Electrical and Electronic Engineering News
Jitters are a common shortcoming of modern electronic devices using a high-frequency digital signal. While oversampling phase-locked loops (OSPLLs) can expand the loop bandwidth, effectively reducing jitter, conventional OSPLLs suffer from high jitter in noisy signal peak areas. Tokyo Tech researchers have instead suggested and demonstrated a non-uniform OSPLL that can efficiently suppress jitter through adaptive loop gain calibration. This novel architecture leads to more economical and power-efficient devices than conventional OSPLLs.
The efficacy and efficiency of modern electronic devices often depend on their signal noise and jitter. Jitter is the fluctuation or deviation of the signal waveform in a high-frequency digital signal. There are many conventional methods to mitigate jitter and boost the performance characteristics of a device. One common method is to use an oversampling phase-locked loop (OSPLL). An OSPLL can extend the loop bandwidth and result in improved jitter performance.
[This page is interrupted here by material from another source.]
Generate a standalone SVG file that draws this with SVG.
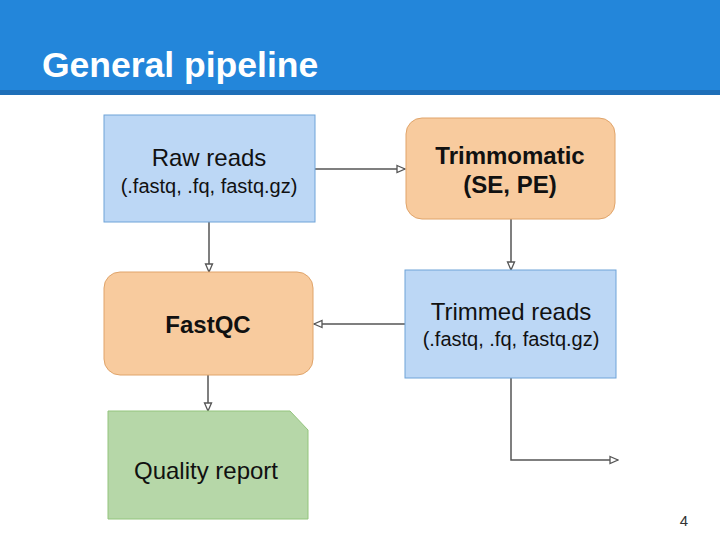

Now, while they present many benefits, the use of conventional OSPLLs leads to high jitter from noisy peak regions, as the peak regions have a smaller gradient. The slow reference slope of a conventional 32 kHz signal introduces a large jitter and results in a larger attributed time error. This disadvantage has thus far hindered the broader use of OSPLLs. Now a team of scientists from Tokyo Institute of Technology (Tokyo Tech) have demonstrated how this can be avoided by using a non-uniform OSPLL. Professor Kenichi Okada, who led the research team, further explains the development: "Our novel over-sampling architecture provides a low-jitter, 2.4 GHz fractional-N PLL using a 32 kHz reference. The loop bandwidth of conventional PLLs is theoretically limited to 1/10th of the reference frequency, by Gardner's stability theory. This narrow loop bandwidth causes jitter degradation. Our non-uniform over-sampling PLL can increase the loop bandwidth by 60 times and can efficiently suppress jitters. "
The newly ideated device architecture allows for an adaptive loop gain calibration. By automatically performing the loop gain calibration for each sampling point, the jitter can be minimized. "Our device's performance is highlighted by its 200 kHz loop bandwidth with 4.95 ps jitter. At these parameters, the device only consumes 3.8 mW of power. Moreover, it can be integrated with CMOS technologies, making it a particularly attractive prospect for the ever-growing electronics industry, " adds Junjun Qiu from Tokyo Tech, the lead author of their study, which is published in 2023 International Solid-State Circuits Conference. This paradigm-shifting architecture also more economical and power efficient than conventional OSPLLs, owing to reduced jitter and a higher and cleaner signal.
We cannot wait to see what's in store for these devices and how they will impact the next generation of CMOS sensors, power devices, and the plethora of other applications that will benefit from more power efficient PLLs.